**Provided data**
··········

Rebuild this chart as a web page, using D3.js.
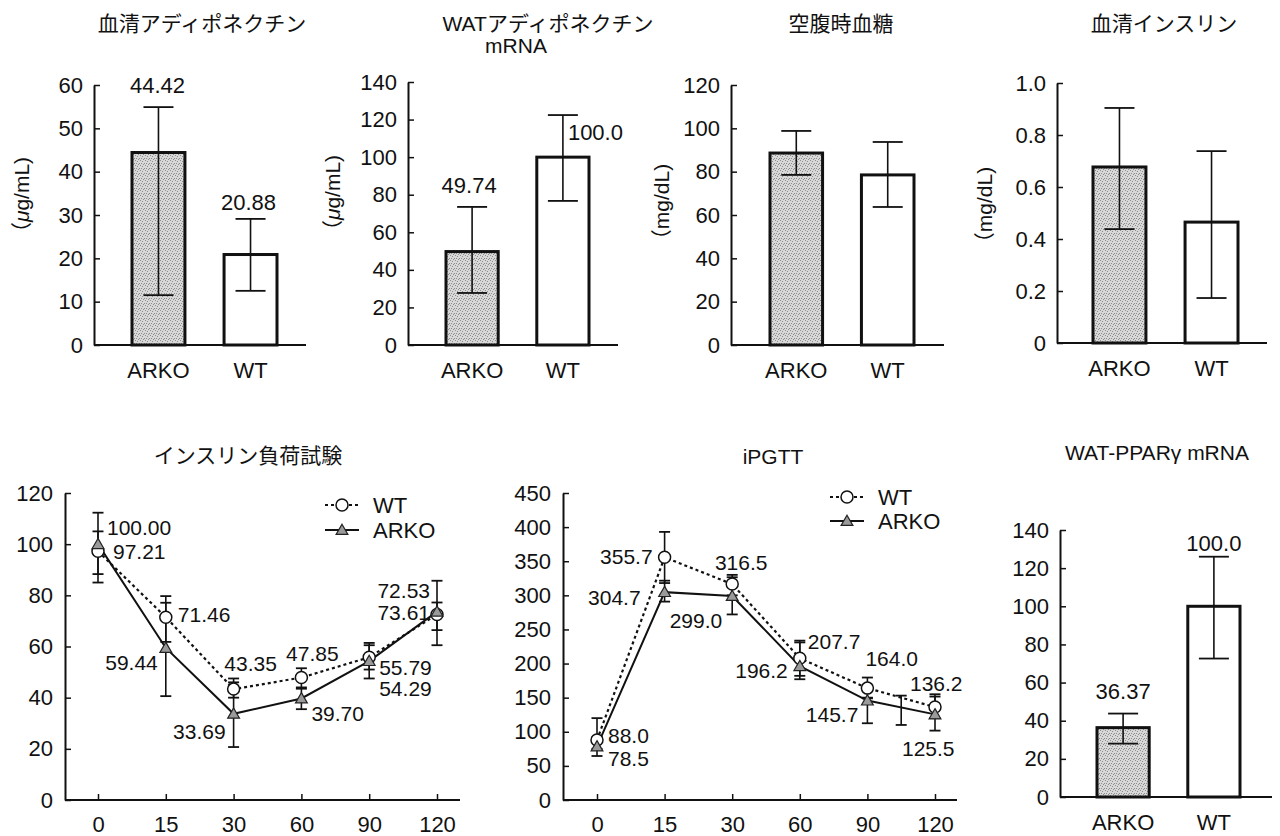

··········

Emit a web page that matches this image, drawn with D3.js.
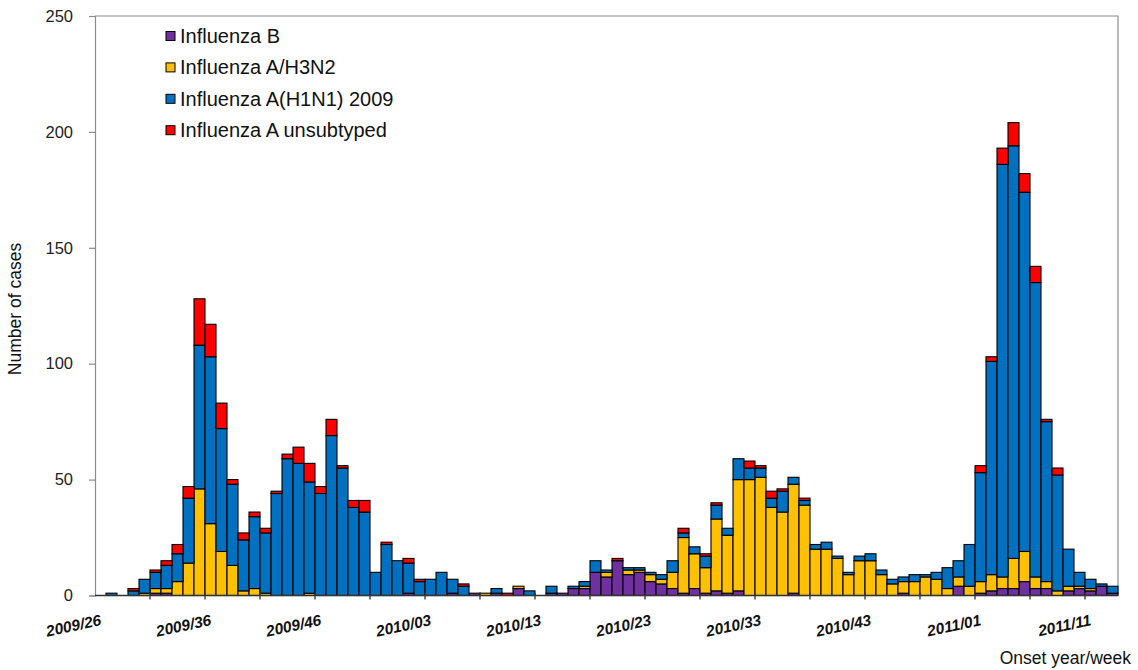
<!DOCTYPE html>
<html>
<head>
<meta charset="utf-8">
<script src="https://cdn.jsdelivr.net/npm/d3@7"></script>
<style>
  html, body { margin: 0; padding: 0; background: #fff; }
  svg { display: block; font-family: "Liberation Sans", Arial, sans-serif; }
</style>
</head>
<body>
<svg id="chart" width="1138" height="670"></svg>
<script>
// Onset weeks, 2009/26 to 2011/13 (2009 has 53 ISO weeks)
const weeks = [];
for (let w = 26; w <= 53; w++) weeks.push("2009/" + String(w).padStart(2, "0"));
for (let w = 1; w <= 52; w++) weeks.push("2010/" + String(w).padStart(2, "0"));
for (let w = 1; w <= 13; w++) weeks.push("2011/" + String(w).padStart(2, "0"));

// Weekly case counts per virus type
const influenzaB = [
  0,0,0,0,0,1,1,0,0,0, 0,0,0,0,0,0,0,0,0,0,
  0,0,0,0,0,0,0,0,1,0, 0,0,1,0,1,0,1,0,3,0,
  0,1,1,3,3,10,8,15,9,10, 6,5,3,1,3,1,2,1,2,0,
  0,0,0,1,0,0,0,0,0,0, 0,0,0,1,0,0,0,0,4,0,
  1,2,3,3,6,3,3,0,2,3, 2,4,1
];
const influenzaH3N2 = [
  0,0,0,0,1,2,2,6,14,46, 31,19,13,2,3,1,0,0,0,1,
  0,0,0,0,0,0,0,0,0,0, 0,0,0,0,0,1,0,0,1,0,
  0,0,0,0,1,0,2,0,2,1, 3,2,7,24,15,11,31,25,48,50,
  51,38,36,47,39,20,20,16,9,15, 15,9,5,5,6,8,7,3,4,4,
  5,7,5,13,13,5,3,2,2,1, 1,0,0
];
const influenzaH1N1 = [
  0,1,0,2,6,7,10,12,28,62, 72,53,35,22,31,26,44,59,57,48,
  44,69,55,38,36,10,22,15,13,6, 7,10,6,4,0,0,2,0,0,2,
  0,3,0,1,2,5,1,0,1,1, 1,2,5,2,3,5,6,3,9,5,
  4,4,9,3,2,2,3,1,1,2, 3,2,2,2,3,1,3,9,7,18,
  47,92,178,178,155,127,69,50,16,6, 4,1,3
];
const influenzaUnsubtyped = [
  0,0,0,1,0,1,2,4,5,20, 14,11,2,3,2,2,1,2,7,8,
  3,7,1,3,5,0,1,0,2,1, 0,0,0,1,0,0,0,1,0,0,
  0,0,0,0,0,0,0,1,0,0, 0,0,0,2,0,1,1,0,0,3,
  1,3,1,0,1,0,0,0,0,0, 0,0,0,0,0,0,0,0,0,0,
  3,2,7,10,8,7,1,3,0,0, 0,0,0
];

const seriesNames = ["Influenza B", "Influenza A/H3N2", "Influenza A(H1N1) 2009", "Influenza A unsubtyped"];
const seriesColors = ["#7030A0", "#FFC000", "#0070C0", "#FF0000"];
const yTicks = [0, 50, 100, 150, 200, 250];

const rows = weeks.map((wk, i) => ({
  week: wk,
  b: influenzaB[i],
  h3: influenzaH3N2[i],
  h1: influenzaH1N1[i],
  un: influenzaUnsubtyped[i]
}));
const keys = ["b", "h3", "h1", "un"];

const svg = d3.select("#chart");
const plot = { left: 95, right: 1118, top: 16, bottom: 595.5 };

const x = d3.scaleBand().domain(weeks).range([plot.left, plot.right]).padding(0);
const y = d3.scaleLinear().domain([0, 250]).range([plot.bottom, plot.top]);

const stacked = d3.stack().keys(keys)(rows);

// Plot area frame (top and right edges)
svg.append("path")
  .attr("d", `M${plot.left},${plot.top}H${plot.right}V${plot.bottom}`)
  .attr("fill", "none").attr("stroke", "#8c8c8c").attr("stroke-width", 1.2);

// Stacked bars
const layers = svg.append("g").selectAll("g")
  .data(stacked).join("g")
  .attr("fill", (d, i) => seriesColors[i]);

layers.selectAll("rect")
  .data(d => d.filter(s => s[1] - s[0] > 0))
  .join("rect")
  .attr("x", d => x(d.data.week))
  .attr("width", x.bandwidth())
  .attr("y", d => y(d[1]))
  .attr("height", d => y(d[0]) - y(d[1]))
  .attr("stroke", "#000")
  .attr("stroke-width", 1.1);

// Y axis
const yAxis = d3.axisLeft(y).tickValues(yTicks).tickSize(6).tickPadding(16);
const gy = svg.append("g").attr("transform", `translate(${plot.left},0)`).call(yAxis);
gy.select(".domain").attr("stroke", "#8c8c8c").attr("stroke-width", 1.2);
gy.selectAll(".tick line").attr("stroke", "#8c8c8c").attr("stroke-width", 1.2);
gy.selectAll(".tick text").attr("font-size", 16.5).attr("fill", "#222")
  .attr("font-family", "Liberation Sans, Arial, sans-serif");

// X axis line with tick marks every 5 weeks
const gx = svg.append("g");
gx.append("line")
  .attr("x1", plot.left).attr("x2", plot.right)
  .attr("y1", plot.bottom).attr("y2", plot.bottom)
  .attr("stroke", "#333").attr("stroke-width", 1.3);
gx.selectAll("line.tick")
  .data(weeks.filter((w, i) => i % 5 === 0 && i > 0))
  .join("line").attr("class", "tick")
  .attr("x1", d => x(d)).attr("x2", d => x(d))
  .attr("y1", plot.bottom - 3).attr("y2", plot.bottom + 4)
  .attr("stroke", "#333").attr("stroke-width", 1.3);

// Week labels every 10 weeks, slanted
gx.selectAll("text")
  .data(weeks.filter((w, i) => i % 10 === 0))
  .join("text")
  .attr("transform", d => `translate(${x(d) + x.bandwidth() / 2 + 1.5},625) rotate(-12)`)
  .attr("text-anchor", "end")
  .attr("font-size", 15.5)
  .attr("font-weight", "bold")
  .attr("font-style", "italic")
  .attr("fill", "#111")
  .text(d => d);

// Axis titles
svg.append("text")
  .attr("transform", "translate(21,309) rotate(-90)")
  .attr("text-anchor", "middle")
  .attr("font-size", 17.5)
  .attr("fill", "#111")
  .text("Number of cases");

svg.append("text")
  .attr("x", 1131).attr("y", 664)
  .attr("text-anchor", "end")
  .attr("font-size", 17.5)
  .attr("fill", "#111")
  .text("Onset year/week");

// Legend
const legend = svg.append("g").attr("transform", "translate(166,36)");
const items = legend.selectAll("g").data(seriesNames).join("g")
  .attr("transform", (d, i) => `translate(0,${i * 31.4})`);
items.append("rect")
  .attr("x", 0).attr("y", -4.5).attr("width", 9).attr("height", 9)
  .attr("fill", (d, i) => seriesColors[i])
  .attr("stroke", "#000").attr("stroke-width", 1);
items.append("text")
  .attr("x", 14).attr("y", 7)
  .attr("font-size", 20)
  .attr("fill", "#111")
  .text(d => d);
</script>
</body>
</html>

··········

**Exercise details**
Omit all pictures, and reproduce exactly the lines from the one holding "Emit a web page" through the one holding "for (let w = 1; w <= 13;", both included.

**Answer for this exercise**
Emit a web page that matches this image, drawn with D3.js.
<!DOCTYPE html>
<html>
<head>
<meta charset="utf-8">
<script src="https://cdn.jsdelivr.net/npm/d3@7"></script>
<style>
  html, body { margin: 0; padding: 0; background: #fff; }
  svg { display: block; font-family: "Liberation Sans", Arial, sans-serif; }
</style>
</head>
<body>
<svg id="chart" width="1138" height="670"></svg>
<script>
// Onset weeks, 2009/26 to 2011/13 (2009 has 53 ISO weeks)
const weeks = [];
for (let w = 26; w <= 53; w++) weeks.push("2009/" + String(w).padStart(2, "0"));
for (let w = 1; w <= 52; w++) weeks.push("2010/" + String(w).padStart(2, "0"));
for (let w = 1; w <= 13; w++) weeks.push("2011/" + String(w).padStart(2, "0"));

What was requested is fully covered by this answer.